Hard to Get into Gear


#1

I know- that is a common problem for most of us- especially those of us over 40! Actually this question is about my son’s car again. His 1997 Mitsubishe Eclipse Spyder is always kinda sketchy in the shifting department in my opinion. In the mornings sometimes I have been unable to get it in Reverse until I have tried numerous times. Today my wife wasn’t able to get the car into reverse or any gear for that matter. I finally was able to get in gear with the motor turned off and then start car and it was still sticking in gear unless you shut the car off and could take it back out of gear. Tonite I pumped the clutch several times and went thru all the gears a couple times before starting vehicle and It went into first and reverse with little trouble. Is this normal for this vehicle?


#2

Sorry for the misspelling and bad grammar- I need remedial typing skills it would seem.


#3

Clutch cable could be stretching… You put in the clutch but the gears are still engaged. Probably other things it could be so look at all the posts.


#4

When was the last time gear lube was changed? Old, nasty gear lube causes issues like this. 13 years is waaaay too long if this is the original lube.


#5

A couple of things: 1) Adjust said clutch cable. 13 years old I bet the clutch is close to needing replaced. The reason it is hard to get into gear in first and reverse is the fact that these gears do not have what is called Synchro-mesh. With the clutch ever so slightly out of adjustment, the input shaft is still turning enough that it won’t go into gear when the engine is running (shut the engine off, the input shaft stops turning as if you had depressed the clutch)

  1. Remind your son (as I had to remind my own son): The pedal on the left is NOT a foot rest!!! Nor is the brake pedal for that matter. Resting his foot on the clutch pedal wis most definatly cause premature clutch FAILURE…

#6

Don’t know for sure- I did have them service the transmission this year- I am guessing that service should have taken care of gear lubrication.


#7

I will ask my mechanic about adjusting the clutch cable as I am not that mechanically inclined- thanks.


#8

Don’t guess.

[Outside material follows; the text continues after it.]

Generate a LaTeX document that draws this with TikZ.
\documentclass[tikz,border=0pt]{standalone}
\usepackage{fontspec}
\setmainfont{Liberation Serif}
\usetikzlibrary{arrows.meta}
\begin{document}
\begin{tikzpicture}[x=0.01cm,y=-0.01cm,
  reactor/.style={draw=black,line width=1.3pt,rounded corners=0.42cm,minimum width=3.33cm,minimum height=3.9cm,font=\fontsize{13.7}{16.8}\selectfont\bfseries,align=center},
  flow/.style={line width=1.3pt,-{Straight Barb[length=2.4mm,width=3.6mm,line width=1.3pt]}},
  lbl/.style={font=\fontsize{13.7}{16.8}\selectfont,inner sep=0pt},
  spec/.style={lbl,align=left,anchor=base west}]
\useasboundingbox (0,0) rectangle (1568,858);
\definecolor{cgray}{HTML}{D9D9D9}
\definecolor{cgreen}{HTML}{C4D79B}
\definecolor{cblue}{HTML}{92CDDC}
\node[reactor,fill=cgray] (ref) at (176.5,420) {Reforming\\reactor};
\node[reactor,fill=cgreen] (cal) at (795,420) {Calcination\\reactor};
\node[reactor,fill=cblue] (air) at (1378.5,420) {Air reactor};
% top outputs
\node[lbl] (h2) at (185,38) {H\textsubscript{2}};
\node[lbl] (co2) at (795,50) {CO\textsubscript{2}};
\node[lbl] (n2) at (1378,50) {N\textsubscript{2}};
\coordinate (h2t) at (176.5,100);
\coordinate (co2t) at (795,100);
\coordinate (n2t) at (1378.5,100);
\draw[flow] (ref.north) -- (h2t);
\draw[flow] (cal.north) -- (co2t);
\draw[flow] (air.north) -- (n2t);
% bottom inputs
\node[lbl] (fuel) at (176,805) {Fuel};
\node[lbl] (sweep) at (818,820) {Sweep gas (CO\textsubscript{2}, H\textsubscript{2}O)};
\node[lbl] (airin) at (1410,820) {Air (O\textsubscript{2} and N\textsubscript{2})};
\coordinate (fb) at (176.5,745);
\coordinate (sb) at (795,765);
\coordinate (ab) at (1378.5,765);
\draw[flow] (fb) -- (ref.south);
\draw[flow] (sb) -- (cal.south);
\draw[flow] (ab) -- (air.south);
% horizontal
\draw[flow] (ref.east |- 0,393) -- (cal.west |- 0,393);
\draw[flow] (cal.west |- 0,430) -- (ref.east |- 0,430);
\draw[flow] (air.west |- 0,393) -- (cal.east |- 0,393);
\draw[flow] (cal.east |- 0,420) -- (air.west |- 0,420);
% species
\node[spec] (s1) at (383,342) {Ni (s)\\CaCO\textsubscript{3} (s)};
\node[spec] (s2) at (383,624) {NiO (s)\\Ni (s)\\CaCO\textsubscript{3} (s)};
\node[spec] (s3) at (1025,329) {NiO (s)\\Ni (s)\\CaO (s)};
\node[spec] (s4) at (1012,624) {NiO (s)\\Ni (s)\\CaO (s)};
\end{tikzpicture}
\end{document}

Incorrect gear lube can also cause this problem.


#9

your clutch is hydraulic. Not unlike your brakes. When you pump the clutch pedal you are basicallt doing the same as pumping up the brakes when they have air in them. For some reason you have air in the clutch hydraulic system. Probably a leaking slave cylinder. Could be a leaking master cylinder. Check fluid level in res. You may be able to fill it up and get the air pumped out.


#10

Ah yes, you are correct. No cable. Hydraulic. But there should still be some adjustment in the clutch itself to compensate for wear AFTER you bleed the system.


#11

no adjustment. As your front brakes wear, do you adjust adjust them or do they adjust themselves? Hydraulic clutch operates on the same principle.


#12

The thought that this vechile had a cable operated clutch floored me. The last cable clutch that I can think of were 80’s VW Rabbit. Does anyone know of a more modern car with a cable operated clutch?

Having started my life as an auto mechanic with the VW Bug I have dealt with plenty of issues involving clutch cables. I have seen domestic car mechanics with way more experience than I had at the time (I was 18/19) just throw up their hands in frustration when dealing with VW clutch cables.

For hawk59, I hope this is a hydraulic issue but it could also be internal with the clutch.


#13

Well- my son hasn’t complained about it yet- so maybe he has some trick up his sleeve to get it to cooperate for him. I have driven plenty of manual transmission cars and this one has been the toughest for me- except for an old 1974 Volkswagen Bug- I could not get that to go into reverse- but all the other gears seemed to work normally.